What about irregularly shaped objects such as a dog or cat or person? Now finding the center of mass is not so easy! This activity will show you how to find the center of mass for any two-dimensional shape you cut out of paper using a trick that has to do with the hanging picture frame mentioned above. If you hang a shape from a single point, you know the center of mass will always rest directly below that point. So, if you hang a shape from two different points (one at a time) and draw a line straight down from each point, the center of mass is where those lines intersect. This technique can be used for any irregular two-dimensional shape. Don't believe it? Try this activity to find out!

Paper (Heavier paper, such as construction paper, card stock or thin cardboard from the side of a cereal box will work best.)

Scissors (Have an adult help with cutting if necessary—especially on thicker materials.)

Two paper clips or a pushpin and another small, relatively heavy object you can tie to the string (such as a metal washer)

Preparation

Cut a piece of string about one foot long and tie a paper clip to each end. (Alternatively, you can use any other small object such as a metal washer on one end—this will serve as a weight—and any other small, pointy object like a needle or pushpin on the other end—this will be used to puncture the paper.)

Start with an easy shape: Cut out a rectangular piece of paper or cardboard. Can you guess where the center of mass of the rectangle is? If so, use a ruler to measure where you think it will be and mark this spot with your pencil.

Punch several small holes around the edge of the paper. Make them as close to the edge as possible without ripping the paper. (This is important for the accuracy of this technique). The exact location of the holes does not matter but this technique will work best if you space them all the way around the edge (not just put two holes right next to each other).

Now poke one end of one paper clip (or pushpin) through one of the holes to act like a hanging hook. Make sure the paper can swing easily from the hook and does not get stuck (Rotate it back and forth a few times to loosen the hole if necessary).

Hold on to your “hook” and hold the paper up against the wall. Let the paper swing freely and make sure the string can hang straight down and does not get stuck.

Use a pencil and ruler to draw a straight line on the paper along the string. Does this line go through the center of mass you predicted earlier?

Now, hang your paper from a different hole and repeat the process. Where does this line intersect the first line?

Repeat the process several more times with different holes. Do all the lines intersect at the same point?

Now cut out an irregular shape. You can cut out a “blob” or draw something like a dog or cat and then cut out the outline. Make sure the shape you cut out remains stiff and flat. (That is, do not cut very thin sections that might be floppy.) Can you use a ruler to predict where the center of mass of your irregular shape will be? This is much harder!

Punch holes around the edge of your irregular shape and repeat the activity. One at a time, hang the shape and the string from one of the holes and draw a line along the string. Where do the lines intersect? Does this match up with what you predicted?

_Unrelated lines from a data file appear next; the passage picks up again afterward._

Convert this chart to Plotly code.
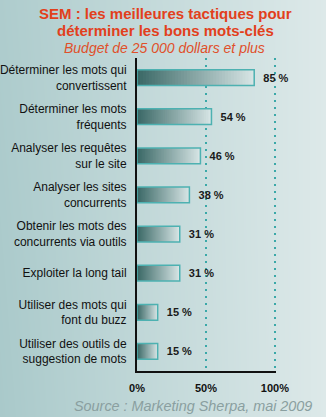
import plotly.graph_objects as go

categories = [
    "Déterminer les mots qui<br>convertissent",
    "Déterminer les mots<br>fréquents",
    "Analyser les requêtes<br>sur le site",
    "Analyser les sites<br>concurrents",
    "Obtenir les mots des<br>concurrents via outils",
    "Exploiter la long tail",
    "Utiliser des mots qui<br>font du buzz",
    "Utiliser des outils de<br>suggestion de mots",
]
values = [85, 54, 46, 38, 31, 31, 15, 15]
tick_vals = [0, 50, 100]
tick_text = ["0%", "50%", "100%"]

W, H = 326, 417
X0, X1 = 137, 276
Y0, Y1 = 58, 371

def hex2rgb(h):
    h = h.lstrip("#")
    return tuple(int(h[i:i + 2], 16) for i in (0, 2, 4))

def mix(c1, c2, t):
    a, b = hex2rgb(c1), hex2rgb(c2)
    return "rgb(%d,%d,%d)" % tuple(round(a[i] + (b[i] - a[i]) * t) for i in range(3))

fig = go.Figure()

# background gradient (first subplot, drawn underneath)
fig.add_trace(go.Heatmap(
    z=[[0, 1], [0.1, 1]], x=[0, 1], y=[0, 1], zsmooth="best",
    colorscale=[[0, "#a9c9ca"], [1, "#dde9e9"]], showscale=False,
    hoverinfo="skip", xaxis="x", yaxis="y",
))

# gradient-filled bars
N = 40
dark, light = "#3b6967", "#d6e4e4"
for k in range(N):
    t = k / (N - 1)
    fig.add_trace(go.Bar(
        y=categories, x=[v * (1 - k / N) for v in values], base=[v * k / N for v in values],
        orientation="h", width=0.4, marker=dict(color=mix(dark, light, t), line=dict(width=0)),
        hoverinfo="skip", showlegend=False, xaxis="x2", yaxis="y2",
    ))

# outline + value labels
fig.add_trace(go.Bar(
    y=categories, x=values, base=[0] * len(values), orientation="h", width=0.4,
    marker=dict(color="rgba(0,0,0,0)", line=dict(color="#4db1b1", width=1.5)),
    text=["  %d %%" % v for v in values], textposition="outside", constraintext="none",
    cliponaxis=False,
    textfont=dict(family="Liberation Sans", size=11, color="#1a1a1a", weight="bold"),
    hoverinfo="skip", showlegend=False, xaxis="x2", yaxis="y2",
))

fig.update_layout(
    width=W, height=H, margin=dict(l=0, r=0, t=0, b=0, autoexpand=False),
    paper_bgcolor="#c8dcdc", plot_bgcolor="rgba(0,0,0,0)",
    barmode="overlay", showlegend=False,
    font=dict(family="Liberation Sans", size=12, color="#111"),
    xaxis=dict(domain=[0, 1], range=[0, 1], visible=False, fixedrange=True, automargin=False),
    yaxis=dict(domain=[0, 1], range=[0, 1], visible=False, fixedrange=True, automargin=False),
    xaxis2=dict(
        domain=[X0 / W, X1 / W], anchor="y2", range=[0, 100.8], automargin=False,
        tickvals=tick_vals, ticktext=tick_text, ticks="",
        tickfont=dict(family="Liberation Sans", size=11, color="#111", weight="bold"),
        ticklabelstandoff=6,
        showgrid=True, gridcolor="#3aa8a8", gridwidth=2, griddash="2px,5px",
        zeroline=False, showline=True, linecolor="#111", linewidth=2,
    ),
    yaxis2=dict(
        domain=[1 - Y1 / H, 1 - Y0 / H], anchor="x2", type="category", automargin=False,
        categoryarray=categories, range=[7.5, -0.5], ticks="",
        tickfont=dict(family="Liberation Sans", size=12, color="#111"),
        ticklabelstandoff=6, showgrid=False, zeroline=False,
        showline=True, linecolor="#111", linewidth=2,
    ),
    annotations=[
        dict(text="<b>SEM : les meilleures tactiques pour</b>", x=165 / W, y=1 - 13 / H,
             xref="paper", yref="paper", showarrow=False, xanchor="center", yanchor="middle",
             font=dict(family="Liberation Sans", size=15, color="#e2401c")),
        dict(text="<b>déterminer les bons mots-clés</b>", x=165 / W, y=1 - 31 / H,
             xref="paper", yref="paper", showarrow=False, xanchor="center", yanchor="middle",
             font=dict(family="Liberation Sans", size=15, color="#e2401c")),
        dict(text="<i>Budget de 25 000 dollars et plus</i>", x=164 / W, y=1 - 48 / H,
             xref="paper", yref="paper", showarrow=False, xanchor="center", yanchor="middle",
             font=dict(family="Liberation Sans", size=14, color="#e0502a")),
        dict(text="<i>Source : Marketing Sherpa, mai 2009</i>", x=193 / W, y=1 - 406 / H,
             xref="paper", yref="paper", showarrow=False, xanchor="center", yanchor="middle",
             font=dict(family="Liberation Sans", size=14.4, color="#8a9fa0")),
    ],
)

fig.write_html("out.html")
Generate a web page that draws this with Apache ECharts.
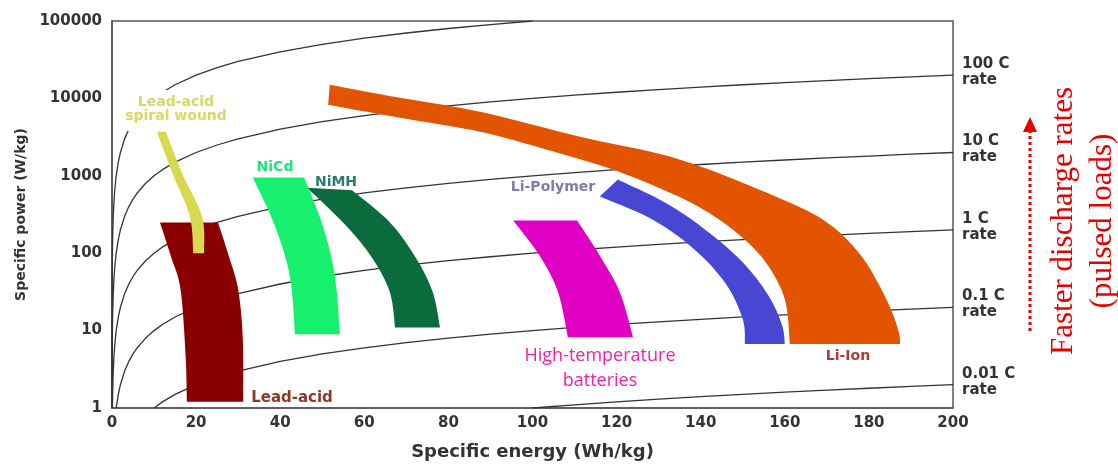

Extra: If you use a stiff enough material to cut out your shape (such as cardboard), can you try balancing it on your fingertip at the center of mass? What happens if you try to balance it about another point?

Observations and results You should have found that the center of mass of the rectangle is right in the middle of the piece—halfway along the width and halfway along the height. You can easily locate this spot with a ruler. Then, when you hang the rectangle from a hole on its edge, the string should always pass through this point, regardless of which hole you use. Whereas it is much harder to predict the center of mass for an irregular shape, the same principle holds true. Regardless of what point you hang the irregular shape from, the string will always pass through the center of mass. So, if you hang it from two or more points (one at a time), you can find the intersection of these lines—and that is the center of mass.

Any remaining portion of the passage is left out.